Donaldson-Pressman recommends this approach: “Tell your kids they can ask up to three homework questions a night, but beyond that they need to figure it out on their own—or circle the problem and show the teacher.” I tried this with my son, who claims I’m the only mom in the world who doesn’t give her kid the answers. When he asked, “What’s a sentence for ‘because,’ ” I responded, “Do you really want to use one of your three questions on that, bud?” The sentence he ultimately wrote? “Homework is hard because my mom doesn’t help me.” I was so proud.

If your child yells, “Mom, I need help!” say you’ll be over once you finish whatever task you’re doing. “The longer you wait, the more likely he is to reread the instructions or rework the problem,” says Jessica Lahey, a middle-school English teacher and the author of The Gift of Failure: How the Best Parents Learn to Let Go So Their Children Can Succeed.

However, since homework is also a lesson in time management, don’t let your kid drag on indefinitely. The National PTA and the National Education Association recommend just ten minutes a night per grade, meaning 20 minutes for a second-grader, 30 minutes for a third-grader, and so on. (Of course, that doesn’t include the time some kids, including mine, spend complaining before putting pencil to paper.) Keep an eye on the clock: If your kid is making an honest effort and the assignment isn’t done when the allotted time has ticked by, shut it down and write a note to the teacher.

Communicate with his teacher regularly.

Showing your child that you and the teacher are partners, in regular contact, is essential. “I tell parents to call, e-mail, or talk to me anytime with homework concerns,” says Kasey Ferguson, a fourth-grade teacher in Bennington, Vermont.

While teachers welcome feedback, avoid making critical comments in front of your kid. If he’s whining about an extended response, “Don’t say, ‘This is ridiculous. I’m calling the teacher,’ ” says Dr.
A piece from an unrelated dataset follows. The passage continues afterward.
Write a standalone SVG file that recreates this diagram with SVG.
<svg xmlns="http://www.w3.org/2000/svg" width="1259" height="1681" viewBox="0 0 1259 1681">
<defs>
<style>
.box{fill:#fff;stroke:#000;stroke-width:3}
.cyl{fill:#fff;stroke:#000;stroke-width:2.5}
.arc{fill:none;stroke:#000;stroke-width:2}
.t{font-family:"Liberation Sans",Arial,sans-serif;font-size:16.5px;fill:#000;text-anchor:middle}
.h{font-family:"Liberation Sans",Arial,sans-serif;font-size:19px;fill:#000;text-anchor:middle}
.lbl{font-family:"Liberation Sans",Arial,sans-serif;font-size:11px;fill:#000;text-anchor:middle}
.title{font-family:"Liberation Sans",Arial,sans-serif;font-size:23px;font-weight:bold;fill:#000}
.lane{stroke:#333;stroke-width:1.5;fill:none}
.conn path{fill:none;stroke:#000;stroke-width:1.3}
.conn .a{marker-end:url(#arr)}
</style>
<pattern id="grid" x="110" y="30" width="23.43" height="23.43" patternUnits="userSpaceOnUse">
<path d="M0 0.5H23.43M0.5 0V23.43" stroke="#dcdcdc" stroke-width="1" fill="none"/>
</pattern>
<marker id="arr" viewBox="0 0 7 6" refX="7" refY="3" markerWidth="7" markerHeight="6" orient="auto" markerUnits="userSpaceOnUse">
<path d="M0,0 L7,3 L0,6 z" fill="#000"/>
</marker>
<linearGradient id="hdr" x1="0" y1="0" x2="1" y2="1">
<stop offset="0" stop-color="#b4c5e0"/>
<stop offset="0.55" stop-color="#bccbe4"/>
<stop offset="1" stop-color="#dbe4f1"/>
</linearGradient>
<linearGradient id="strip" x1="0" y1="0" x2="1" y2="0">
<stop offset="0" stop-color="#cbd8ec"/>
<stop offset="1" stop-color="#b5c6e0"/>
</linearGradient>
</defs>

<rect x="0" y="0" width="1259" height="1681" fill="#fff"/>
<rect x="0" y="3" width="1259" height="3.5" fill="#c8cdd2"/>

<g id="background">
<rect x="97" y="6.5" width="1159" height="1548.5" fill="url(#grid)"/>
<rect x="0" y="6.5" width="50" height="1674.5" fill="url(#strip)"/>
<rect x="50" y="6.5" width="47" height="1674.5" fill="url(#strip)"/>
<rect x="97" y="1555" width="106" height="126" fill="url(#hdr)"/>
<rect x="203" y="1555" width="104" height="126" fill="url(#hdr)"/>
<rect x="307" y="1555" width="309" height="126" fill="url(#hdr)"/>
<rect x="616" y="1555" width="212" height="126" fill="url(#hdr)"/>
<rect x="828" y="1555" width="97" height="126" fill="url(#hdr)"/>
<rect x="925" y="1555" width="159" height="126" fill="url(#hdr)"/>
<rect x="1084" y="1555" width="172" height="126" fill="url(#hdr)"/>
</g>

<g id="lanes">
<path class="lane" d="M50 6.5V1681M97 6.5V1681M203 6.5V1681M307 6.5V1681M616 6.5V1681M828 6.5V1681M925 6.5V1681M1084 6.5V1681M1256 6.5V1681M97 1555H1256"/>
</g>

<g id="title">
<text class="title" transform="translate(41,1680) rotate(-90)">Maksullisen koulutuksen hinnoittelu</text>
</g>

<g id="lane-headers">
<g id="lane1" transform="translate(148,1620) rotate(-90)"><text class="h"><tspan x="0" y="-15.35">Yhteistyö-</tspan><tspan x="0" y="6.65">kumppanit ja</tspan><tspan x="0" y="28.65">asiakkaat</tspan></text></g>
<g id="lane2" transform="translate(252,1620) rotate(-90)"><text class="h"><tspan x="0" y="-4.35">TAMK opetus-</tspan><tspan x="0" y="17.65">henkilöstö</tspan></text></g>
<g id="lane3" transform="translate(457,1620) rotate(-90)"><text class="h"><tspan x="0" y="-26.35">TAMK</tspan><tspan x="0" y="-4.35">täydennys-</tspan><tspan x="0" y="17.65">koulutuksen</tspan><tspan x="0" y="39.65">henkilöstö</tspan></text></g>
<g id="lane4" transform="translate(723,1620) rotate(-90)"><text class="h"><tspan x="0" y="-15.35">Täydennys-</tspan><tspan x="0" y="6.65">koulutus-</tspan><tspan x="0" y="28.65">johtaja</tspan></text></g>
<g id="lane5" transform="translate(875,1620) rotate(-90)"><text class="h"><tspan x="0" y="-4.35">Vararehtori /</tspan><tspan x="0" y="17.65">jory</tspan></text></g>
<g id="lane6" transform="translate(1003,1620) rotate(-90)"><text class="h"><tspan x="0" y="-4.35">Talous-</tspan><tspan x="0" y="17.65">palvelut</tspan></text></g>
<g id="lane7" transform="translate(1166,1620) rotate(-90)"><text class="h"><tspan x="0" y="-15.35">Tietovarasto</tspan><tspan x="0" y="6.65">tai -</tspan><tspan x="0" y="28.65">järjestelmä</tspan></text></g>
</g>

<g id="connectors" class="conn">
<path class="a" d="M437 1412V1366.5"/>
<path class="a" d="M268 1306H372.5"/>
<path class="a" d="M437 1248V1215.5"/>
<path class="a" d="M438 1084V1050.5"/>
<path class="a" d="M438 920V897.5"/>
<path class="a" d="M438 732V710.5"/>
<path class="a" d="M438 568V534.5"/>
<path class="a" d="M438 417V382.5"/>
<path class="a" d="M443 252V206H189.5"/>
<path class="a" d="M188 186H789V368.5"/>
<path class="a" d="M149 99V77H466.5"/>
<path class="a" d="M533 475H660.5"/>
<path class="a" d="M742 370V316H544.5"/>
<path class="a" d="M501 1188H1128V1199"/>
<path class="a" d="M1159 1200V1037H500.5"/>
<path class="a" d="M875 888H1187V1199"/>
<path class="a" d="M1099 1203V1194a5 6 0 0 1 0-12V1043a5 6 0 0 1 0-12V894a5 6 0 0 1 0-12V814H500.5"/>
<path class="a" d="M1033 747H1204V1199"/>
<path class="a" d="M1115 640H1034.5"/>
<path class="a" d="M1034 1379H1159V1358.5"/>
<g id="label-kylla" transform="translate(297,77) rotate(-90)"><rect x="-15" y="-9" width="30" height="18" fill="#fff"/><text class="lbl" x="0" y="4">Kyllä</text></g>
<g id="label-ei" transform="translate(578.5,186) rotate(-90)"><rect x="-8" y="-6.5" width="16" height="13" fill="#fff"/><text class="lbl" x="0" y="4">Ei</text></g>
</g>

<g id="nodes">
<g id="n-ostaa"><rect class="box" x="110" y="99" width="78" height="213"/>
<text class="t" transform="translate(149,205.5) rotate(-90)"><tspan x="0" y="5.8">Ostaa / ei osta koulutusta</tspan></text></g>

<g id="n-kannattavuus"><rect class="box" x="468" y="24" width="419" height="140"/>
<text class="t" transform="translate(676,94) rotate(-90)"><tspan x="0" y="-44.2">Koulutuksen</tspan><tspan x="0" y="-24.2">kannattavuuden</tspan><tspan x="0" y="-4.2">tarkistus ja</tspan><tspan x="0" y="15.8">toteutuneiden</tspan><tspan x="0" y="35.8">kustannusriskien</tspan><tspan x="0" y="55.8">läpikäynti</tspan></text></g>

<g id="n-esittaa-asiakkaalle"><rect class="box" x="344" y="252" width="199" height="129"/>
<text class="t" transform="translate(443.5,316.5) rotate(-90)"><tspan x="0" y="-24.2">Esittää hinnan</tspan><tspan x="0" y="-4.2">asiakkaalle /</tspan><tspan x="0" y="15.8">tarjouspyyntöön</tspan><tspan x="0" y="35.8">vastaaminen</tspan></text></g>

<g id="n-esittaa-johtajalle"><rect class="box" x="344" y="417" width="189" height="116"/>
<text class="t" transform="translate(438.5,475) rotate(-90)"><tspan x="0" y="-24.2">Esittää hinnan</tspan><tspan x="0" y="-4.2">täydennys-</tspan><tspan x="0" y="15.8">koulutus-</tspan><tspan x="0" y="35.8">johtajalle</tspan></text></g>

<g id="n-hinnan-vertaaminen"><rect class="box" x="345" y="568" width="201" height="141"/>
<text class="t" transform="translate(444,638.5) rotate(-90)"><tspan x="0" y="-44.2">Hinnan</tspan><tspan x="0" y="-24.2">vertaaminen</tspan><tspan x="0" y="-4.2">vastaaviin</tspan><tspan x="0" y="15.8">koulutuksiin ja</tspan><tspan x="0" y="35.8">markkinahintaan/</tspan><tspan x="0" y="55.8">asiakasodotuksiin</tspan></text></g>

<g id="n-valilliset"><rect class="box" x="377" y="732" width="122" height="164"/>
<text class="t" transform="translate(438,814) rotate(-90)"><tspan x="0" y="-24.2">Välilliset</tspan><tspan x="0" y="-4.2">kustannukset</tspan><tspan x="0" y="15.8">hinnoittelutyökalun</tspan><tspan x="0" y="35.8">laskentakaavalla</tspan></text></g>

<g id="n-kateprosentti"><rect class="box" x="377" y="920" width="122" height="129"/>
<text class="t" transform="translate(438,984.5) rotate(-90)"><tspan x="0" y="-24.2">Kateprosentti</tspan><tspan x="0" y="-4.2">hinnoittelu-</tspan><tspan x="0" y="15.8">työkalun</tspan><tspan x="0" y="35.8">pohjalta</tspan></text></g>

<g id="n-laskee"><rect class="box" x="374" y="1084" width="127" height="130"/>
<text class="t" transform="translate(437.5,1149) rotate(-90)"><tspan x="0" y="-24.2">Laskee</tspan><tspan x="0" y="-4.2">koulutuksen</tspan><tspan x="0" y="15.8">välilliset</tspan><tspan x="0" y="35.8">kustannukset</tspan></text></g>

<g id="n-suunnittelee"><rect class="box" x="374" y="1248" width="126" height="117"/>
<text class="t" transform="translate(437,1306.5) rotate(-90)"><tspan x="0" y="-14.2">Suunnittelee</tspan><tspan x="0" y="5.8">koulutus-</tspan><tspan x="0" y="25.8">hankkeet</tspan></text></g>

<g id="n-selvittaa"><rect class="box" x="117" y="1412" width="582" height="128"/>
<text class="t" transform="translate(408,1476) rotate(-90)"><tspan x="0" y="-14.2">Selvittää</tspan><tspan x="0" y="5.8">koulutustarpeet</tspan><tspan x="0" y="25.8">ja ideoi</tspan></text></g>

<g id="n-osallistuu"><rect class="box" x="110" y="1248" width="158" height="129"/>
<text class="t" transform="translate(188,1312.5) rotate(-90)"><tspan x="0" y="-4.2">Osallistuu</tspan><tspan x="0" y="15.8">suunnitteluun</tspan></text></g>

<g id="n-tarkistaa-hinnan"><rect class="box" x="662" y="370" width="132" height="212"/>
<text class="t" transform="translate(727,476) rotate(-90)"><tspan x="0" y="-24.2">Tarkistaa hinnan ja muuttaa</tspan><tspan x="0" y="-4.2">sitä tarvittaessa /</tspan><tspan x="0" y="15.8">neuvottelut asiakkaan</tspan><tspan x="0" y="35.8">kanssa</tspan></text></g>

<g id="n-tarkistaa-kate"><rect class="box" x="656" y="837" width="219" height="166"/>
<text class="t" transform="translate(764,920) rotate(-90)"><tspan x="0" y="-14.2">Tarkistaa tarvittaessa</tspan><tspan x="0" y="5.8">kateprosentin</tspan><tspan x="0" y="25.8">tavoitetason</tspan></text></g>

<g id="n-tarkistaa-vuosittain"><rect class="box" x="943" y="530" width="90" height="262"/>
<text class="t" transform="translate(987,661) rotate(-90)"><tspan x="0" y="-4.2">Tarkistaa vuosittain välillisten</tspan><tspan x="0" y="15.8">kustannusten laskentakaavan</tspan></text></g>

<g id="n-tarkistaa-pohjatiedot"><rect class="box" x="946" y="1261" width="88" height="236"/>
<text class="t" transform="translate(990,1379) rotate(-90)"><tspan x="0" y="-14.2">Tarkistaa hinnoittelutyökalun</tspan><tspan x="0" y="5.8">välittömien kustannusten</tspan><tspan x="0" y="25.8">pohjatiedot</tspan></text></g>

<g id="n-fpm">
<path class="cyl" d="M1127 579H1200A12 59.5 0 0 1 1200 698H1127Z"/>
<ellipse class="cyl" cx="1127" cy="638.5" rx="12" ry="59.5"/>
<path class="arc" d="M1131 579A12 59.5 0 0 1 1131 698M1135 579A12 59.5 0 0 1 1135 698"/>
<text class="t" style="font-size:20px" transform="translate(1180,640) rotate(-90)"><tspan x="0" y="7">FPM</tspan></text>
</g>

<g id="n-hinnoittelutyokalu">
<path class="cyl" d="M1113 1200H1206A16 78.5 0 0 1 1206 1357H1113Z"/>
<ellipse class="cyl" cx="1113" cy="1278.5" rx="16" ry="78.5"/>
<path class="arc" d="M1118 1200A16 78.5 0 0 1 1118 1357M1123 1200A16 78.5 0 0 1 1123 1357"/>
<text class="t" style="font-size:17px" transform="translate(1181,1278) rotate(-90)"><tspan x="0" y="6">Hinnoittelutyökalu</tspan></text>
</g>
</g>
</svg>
Stipek. “You want your child to know you’re on his side, but never undermine what’s going on at school.”

Math, which is taught a whole new way from how many parents learned it, tends to create the most friction. To combat this, Vaccaro sends lesson sheets home that parents can use as a guide. Most schools also offer portals or host seminars to explain the concepts being taught in each grade.

Put your kids in charge.

Homework is as much about learning responsibility as it is about grasping fractions. That means students should complete it to the best of their ability, pack it up, and get it to school themselves. One Orlando school recently banned homework drop-offs by parents. Although that may seem harsh, Lahey says, “Teachers help children develop strategies for remembering their own stuff, and bailing them out short-circuits that system.” (Note to self: Stop texting my mom friend for screen shots of the spelling words my kid failed to write down in class.)

If your kid complains that she can’t do an assignment, let her turn it in incomplete and face the music. “When a student doesn’t finish the homework or it’s excessively sloppy, I have her do it during recess,” says Vaccaro. “Once she starts missing playtime, she gets the message.”

Stepping back isn’t easy, but in the long run it’s good for your child, and for you. My son recently spilled salsa on his math worksheet. His teacher circled the red splotch and wrote, “Please don’t eat while doing your homework.” I loved it. He’s also lost points for messy handwriting and received notes about adding additional detail to his essays. As a writer it’s hard for me to resist whipping out a red pen, but the feedback from his teachers has far more impact than it would coming from me.

Keep calm and carry on.

Homework meltdowns are nature’s way of saying a child is overwhelmed by the task, says child psychologist Laura Markham, Ph.D., author of Peaceful Parent, Happy Kids: How to Stop Yelling and Start Connecting.

A child who bursts into tears may only need a hug or a “We’ll figure it out” to settle down. But if he’s paper-crumpling mad, let him blow off steam. Say, “I see you’re upset.” Then listen to him rant, without reacting. “Until your child feels he’s been heard, you can’t convince him to see your side,” says Dr. Markham.

What if you’re the one melting down? Amy Pate, a mom of three in Nashville, got so annoyed by her third-grade son’s requests for help that when he asked how to spell brought, she erupted. “I yelled ‘B-R-O-U-G-H-T, and I’m pretty sure that was a kindergarten word!’ ” she says. “I felt terrible, particularly later when my friends told me that brought is actually a tough word.”

To say I’ve been there is an understatement. I literally had to do Lamaze breathing to avoid losing it during my son’s Australia project. If you feel your BP rising, walk away, splash water on your face, or do whatever helps soothe you, suggests Dr. Markham. Then say, “I’m sorry I got angry. I think we both need a break.” Set a timer for 10 minutes, and let your child read or play. When the time is up, say, “Okay, let’s talk about how we can figure this out, and if we can’t we’ll write a note to your teacher.” The good thing about homework is that there’s always tomorrow (and the next day, and the next) to do better.